# PyTorch Neural Network Classification

This notebook closely follows the material available at learnpytorch.io [[1]](https://www.learnpytorch.io/) with occasional refactoring and extension for consistency of style and to make connections with other parts of the package. It is also more extensive on examples and does less revisit of lower level concepts once discussed.

### Classification Problems

A classification problem refers to the identification of which class an observation belongs to amongst a set of classes. We distinguish two major cases.

* Binary. There are only two classes to choose from.
* Multi-class. There are more than two classes.

Note that while binary classification could be a subcase of multi-class classification if the definition is relaxed, however, considering the binary case individually allows for the development of specialized methodology that is often more powerful.

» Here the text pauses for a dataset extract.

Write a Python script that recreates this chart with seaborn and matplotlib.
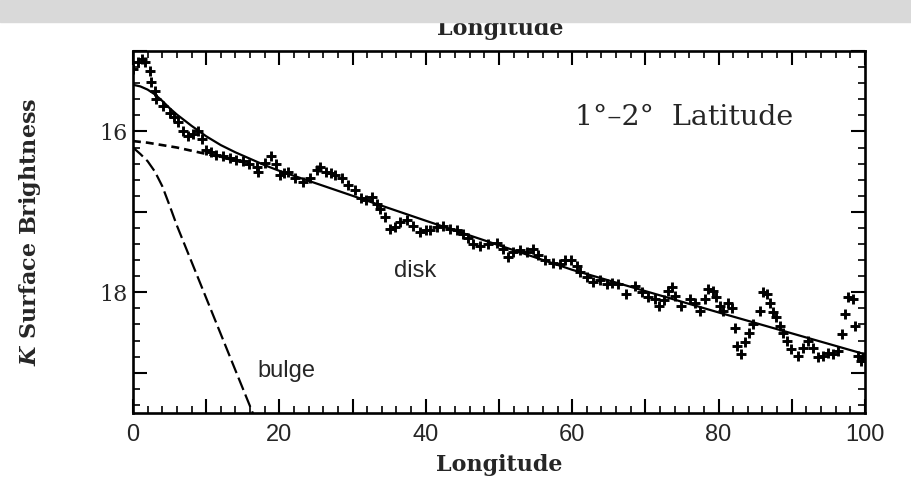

There is also a variant named multi-label classification where multiple nonexclusive labels can be assigned to the target observation. Observe that classification here is not an entirely correct term as classes are mutually exclusive by definition in most mathematical terminology.

In [None]:
import matplotlib.pyplot as plt
import torch
from sklearn.datasets import make_circles
from torch import nn

### Sample problem

We will rely on `sklearn`'s `make_circles` function to generate toy dataset of concentric circles in two dimension. We will control the number of points generated in total for the two circles using a prefixed sample size of 1000 and add a standard normal variation of 0.03. The random state is also fixed for reproducibility of the problem. The output is the coordinates and a classification using 0's and 1's.

In [None]:
sample_size = 1000
points, classification = make_circles(
    sample_size,
    noise=0.03,
    random_state=42,
)
print(points[:10])
print()
print(classification[:10])

We can readily visualize the circles using a scatter plot in a creative way. The first dimension of the points in `x` will serve as the horizontal input, similarly, the vertical line will be marked with the second dimension. The colormap will be `RdYlBu` which basically colors based on values of the unit interval, assigning red to 0, blue to 1, and *yellowish* to mid range numbers.

In [None]:
plt.figure(figsize=(12, 8))
plt.scatter(
    x=points[:, 0], 
    y=points[:, 1], 
    c=classification,
    cmap=plt.cm.RdYlBu,
)
plt.show()

Recall that in a generic machine learning workflow, we first take historical data then turn it into tensors. Our data at the moment is represented by `numpy` arrays.

In [None]:
print(type(points))
print(type(classification))

In [None]:
points = torch.from_numpy(points).type(torch.float)
classification = torch.from_numpy(classification).type(torch.float)
print(points[:10])
print()
print(classification[:10])

The next step would be to split the data into training and testing sets. The `sklearn` package offers a randomized split by means of the `train_test_split` utility. This needs to be used carefully, see [[2]](https://towardsdatascience.com/3-things-you-need-to-know-before-you-train-test-split-869dfabb7e50), but in our case we ignore the finer details. We pick a standard Pareto split of 80 and 20 percents.

In [None]:
from sklearn.model_selection import train_test_split


train_input, test_input, train_output, test_output = train_test_split(
    points,
    classification,
    test_size=0.2,
    random_state=42,
)

We continue with building the model itself. In order to do so, a short detour is needed into the finer architecture of it. We will make use of a hyperparameter, the number of hidden neurons. Instead of going through a single layer of points to classification, our model will consist of two linear layers, the first which is capable of taking in 2 features, standing for the x and y coordinates, and then outputs 5 features, these will serve as the hidden neurons. The second linear layer will build on top of these 5 features as input and outputs a single feature, the classification itself.

In [None]:
class CircleModelLinearLayers(nn.Module):
    
    def __init__(self):
        super().__init__()
        self.layer_1 = nn.Linear(in_features=2, out_features=5)
        self.layer_2 = nn.Linear(in_features=5, out_features=1)
    
    def forward(self, points):
        return self.layer_2(self.layer_1(points))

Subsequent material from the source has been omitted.